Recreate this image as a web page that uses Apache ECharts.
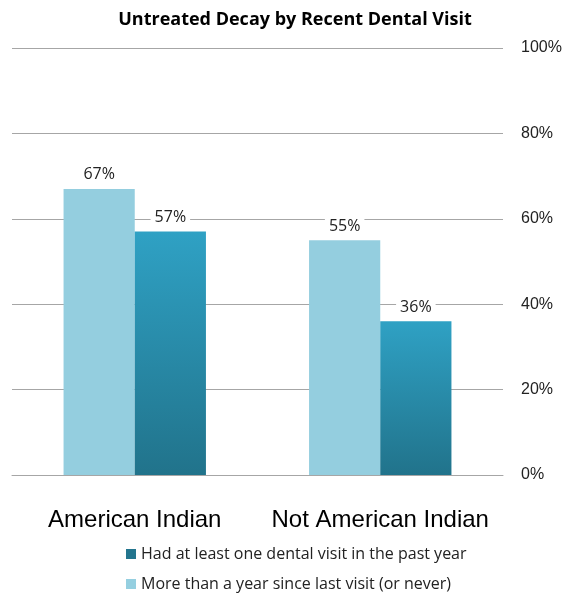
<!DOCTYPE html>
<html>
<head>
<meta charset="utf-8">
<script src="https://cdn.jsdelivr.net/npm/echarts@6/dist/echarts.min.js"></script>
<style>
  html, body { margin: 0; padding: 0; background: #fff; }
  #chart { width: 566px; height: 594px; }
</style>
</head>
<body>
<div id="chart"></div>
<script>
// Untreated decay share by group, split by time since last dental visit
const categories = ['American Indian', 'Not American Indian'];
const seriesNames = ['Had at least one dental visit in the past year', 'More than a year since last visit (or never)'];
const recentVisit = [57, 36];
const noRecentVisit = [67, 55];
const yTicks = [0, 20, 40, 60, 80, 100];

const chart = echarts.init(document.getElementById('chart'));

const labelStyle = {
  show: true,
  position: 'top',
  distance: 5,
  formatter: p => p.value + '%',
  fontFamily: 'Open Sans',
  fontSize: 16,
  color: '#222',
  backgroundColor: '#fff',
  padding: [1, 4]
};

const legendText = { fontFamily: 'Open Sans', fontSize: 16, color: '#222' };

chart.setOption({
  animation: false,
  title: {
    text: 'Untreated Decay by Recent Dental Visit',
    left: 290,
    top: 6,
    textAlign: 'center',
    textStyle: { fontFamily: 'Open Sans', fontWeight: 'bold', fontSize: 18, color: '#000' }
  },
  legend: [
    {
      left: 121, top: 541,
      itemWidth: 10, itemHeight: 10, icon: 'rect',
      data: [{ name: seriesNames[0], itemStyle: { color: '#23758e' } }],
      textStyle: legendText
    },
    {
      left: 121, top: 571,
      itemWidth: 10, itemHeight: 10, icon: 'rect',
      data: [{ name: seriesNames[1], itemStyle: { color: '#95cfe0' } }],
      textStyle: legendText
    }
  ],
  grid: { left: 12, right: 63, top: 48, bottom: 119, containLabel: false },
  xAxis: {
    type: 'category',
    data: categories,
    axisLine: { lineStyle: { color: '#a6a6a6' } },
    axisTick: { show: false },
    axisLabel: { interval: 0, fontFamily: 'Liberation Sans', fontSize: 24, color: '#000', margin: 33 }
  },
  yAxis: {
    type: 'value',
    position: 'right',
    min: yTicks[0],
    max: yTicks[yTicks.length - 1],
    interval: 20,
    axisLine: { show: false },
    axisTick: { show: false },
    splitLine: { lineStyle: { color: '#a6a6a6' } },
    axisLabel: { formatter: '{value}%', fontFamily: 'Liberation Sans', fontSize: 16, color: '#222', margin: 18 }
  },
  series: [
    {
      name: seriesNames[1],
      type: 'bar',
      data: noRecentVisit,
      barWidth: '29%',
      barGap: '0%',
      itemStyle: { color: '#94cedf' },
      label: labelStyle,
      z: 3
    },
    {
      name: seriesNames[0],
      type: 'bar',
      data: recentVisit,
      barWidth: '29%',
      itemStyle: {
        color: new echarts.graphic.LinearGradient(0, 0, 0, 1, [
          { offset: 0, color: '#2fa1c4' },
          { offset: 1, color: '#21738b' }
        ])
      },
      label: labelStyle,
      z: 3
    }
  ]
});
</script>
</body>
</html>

=======

Restate the data above exactly, stripping out each image.

Recreate this image as a web page that uses Apache ECharts.
<!DOCTYPE html>
<html>
<head>
<meta charset="utf-8">
<script src="https://cdn.jsdelivr.net/npm/echarts@6/dist/echarts.min.js"></script>
<style>
  html, body { margin: 0; padding: 0; background: #fff; }
  #chart { width: 566px; height: 594px; }
</style>
</head>
<body>
<div id="chart"></div>
<script>
// Untreated decay share by group, split by time since last dental visit
const categories = ['American Indian', 'Not American Indian'];
const seriesNames = ['Had at least one dental visit in the past year', 'More than a year since last visit (or never)'];
const recentVisit = [57, 36];
const noRecentVisit = [67, 55];
const yTicks = [0, 20, 40, 60, 80, 100];

const chart = echarts.init(document.getElementById('chart'));

const labelStyle = {
  show: true,
  position: 'top',
  distance: 5,
  formatter: p => p.value + '%',
  fontFamily: 'Open Sans',
  fontSize: 16,
  color: '#222',
  backgroundColor: '#fff',
  padding: [1, 4]
};

const legendText = { fontFamily: 'Open Sans', fontSize: 16, color: '#222' };

chart.setOption({
  animation: false,
  title: {
    text: 'Untreated Decay by Recent Dental Visit',
    left: 290,
    top: 6,
    textAlign: 'center',
    textStyle: { fontFamily: 'Open Sans', fontWeight: 'bold', fontSize: 18, color: '#000' }
  },
  legend: [
    {
      left: 121, top: 541,
      itemWidth: 10, itemHeight: 10, icon: 'rect',
      data: [{ name: seriesNames[0], itemStyle: { color: '#23758e' } }],
      textStyle: legendText
    },
    {
      left: 121, top: 571,
      itemWidth: 10, itemHeight: 10, icon: 'rect',
      data: [{ name: seriesNames[1], itemStyle: { color: '#95cfe0' } }],
      textStyle: legendText
    }
  ],
  grid: { left: 12, right: 63, top: 48, bottom: 119, containLabel: false },
  xAxis: {
    type: 'category',
    data: categories,
    axisLine: { lineStyle: { color: '#a6a6a6' } },
    axisTick: { show: false },
    axisLabel: { interval: 0, fontFamily: 'Liberation Sans', fontSize: 24, color: '#000', margin: 33 }
  },
  yAxis: {
    type: 'value',
    position: 'right',
    min: yTicks[0],
    max: yTicks[yTicks.length - 1],
    interval: 20,
    axisLine: { show: false },
    axisTick: { show: false },
    splitLine: { lineStyle: { color: '#a6a6a6' } },
    axisLabel: { formatter: '{value}%', fontFamily: 'Liberation Sans', fontSize: 16, color: '#222', margin: 18 }
  },
  series: [
    {
      name: seriesNames[1],
      type: 'bar',
      data: noRecentVisit,
      barWidth: '29%',
      barGap: '0%',
      itemStyle: { color: '#94cedf' },
      label: labelStyle,
      z: 3
    },
    {
      name: seriesNames[0],
      type: 'bar',
      data: recentVisit,
      barWidth: '29%',
      itemStyle: {
        color: new echarts.graphic.LinearGradient(0, 0, 0, 1, [
          { offset: 0, color: '#2fa1c4' },
          { offset: 1, color: '#21738b' }
        ])
      },
      label: labelStyle,
      z: 3
    }
  ]
});
</script>
</body>
</html>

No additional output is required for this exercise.